There is a lot of southern hemisphere and South Polar spreading. India launched about 120mya and its astonishing trajectory is aided by nearly 600 kilometers of spreading between India and Antarctica.

Ridge jumping is a murky concept in tectonics as the discipline has been fixated on the notion of plates. Ridges define plates, and it is very inconvenient when they jump, since real estate formerly on one plate gets transferred to another; or entirely new plates are created. We have zoomed in above and it is easier to see the 70mya Antarctica points behind the 80mya marker. The green is the 90 to 80mya seafloor production, and the red is the 80 to 70.
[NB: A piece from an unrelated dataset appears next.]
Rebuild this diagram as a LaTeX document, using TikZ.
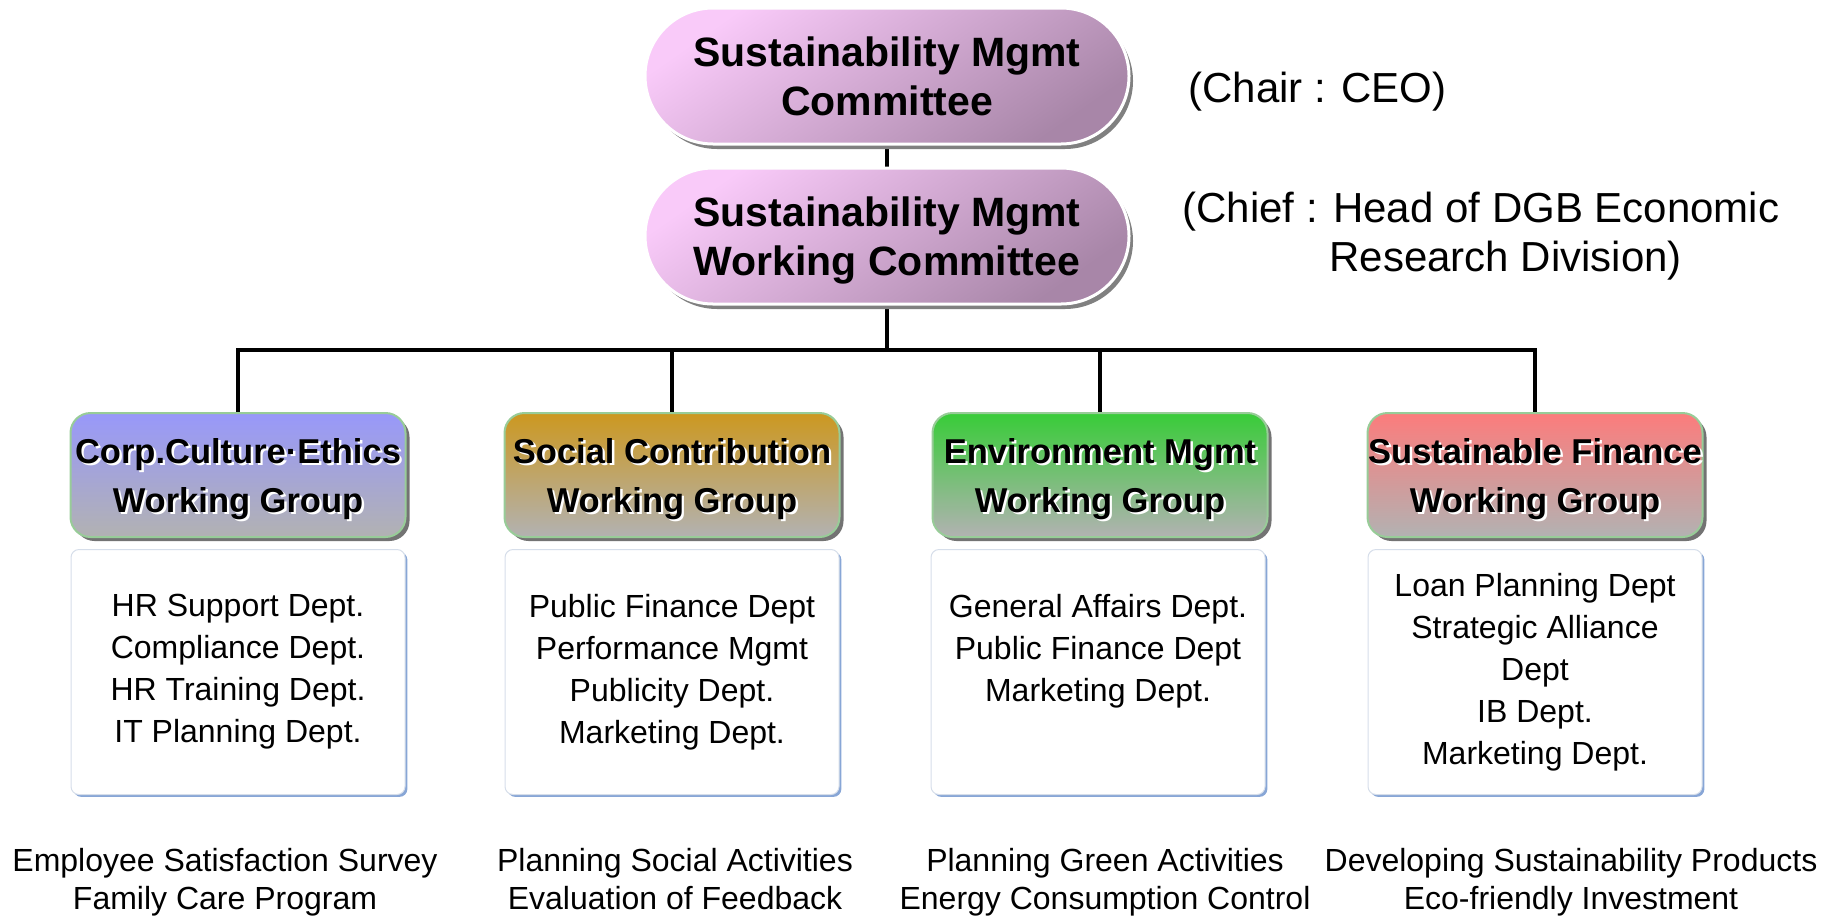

In a sense, the Pacific ridge has been “jumping” continuously since its inception about 175mya as it moved away from the Pacific Triangle. It continued this habit from 80 to 70mya, except at the very bottom of the image we can see a secondary jump to the other side of the 90 to 80mya ocean floor. We believe this “double” extrusion is the hallmark of the 80mya inflection.

Well behaved ridges extrude into and separate symmetrical bands of older ocean floor. On the 80mya globe this did not happen much. Ridges either jumped to offset or doubled to enclose older ocean floor.

In the next post, we will explore the need to get beyond plates. Ridges must be the focus, and a coherent system of naming the ridges must be developed.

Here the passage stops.